November finally came, and when the growing season ended, so did my job.  I stayed in Ithaca with my partner (now husband!) Dan and went on to a series of different jobs in Cornell's Department of Entomology but something had changed.  My heart was no longer in that field and my interests were turning more and more towards plants, so in 1988 I applied to the Cornell Graduate School for a degree in Systematic Botany.  After spending 3 years of grad school in the Liberty Hyde Bailey Hortorium, in 1991 I left Cornell and Ithaca for good and I've been in Washington, DC ever since.

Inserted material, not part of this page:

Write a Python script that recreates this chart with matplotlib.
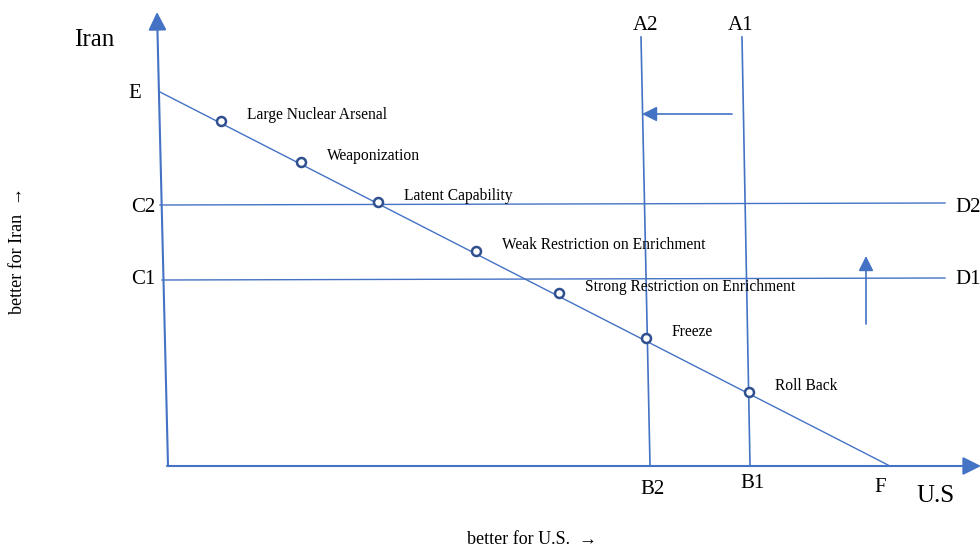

I had a chance to revisit my old haunts, including the Cornell Plantations, when Dan and I went back to Cornell for our 20th reunion in 2004.  I was pleased to see that one of my favorite trees, a specimen of Magnolia macrophylla, was still alive and even more impressive than I remembered it.  I was always amazed that such a tropical-looking tree could be so hardy, and this was one of my early inspirations to seek out tropical-looking hardy plants.  It's not a stretch to say that that tree led me to this blog 30 years later.

Magnolia macrophylla
Magnolia macrophylla, Cornell Plantations, 2004

Entirely by chance, while we were visiting the Plantations I ran into Mary.  I said hello and as we chatted I was finally able to tell her how much I enjoyed that job and appreciated what I had learned from her.  It's hard to believe that was already 10 years ago, and my 30th reunion is coming up later this year.  I hope to have some photos with a new perspective to post from the Cornell Plantations.

Getting the best photo (cropped)


  1. Wonderful story, thank you for sharing it. I also love the photo of you and the Magnolia macrophylla. Please forgive me if you've covered this, but what exactly is your current profession? Meaning where do you spend your work days?

    1. Thanks! I work in the U.S. National Herbarium (Smithsonian Institution, National Museum of Natural History). If you search my name on Google Scholar you'll find papers I've authored or co-authored but lately my job is mostly collections & data management and not really related to what I'm blogging about.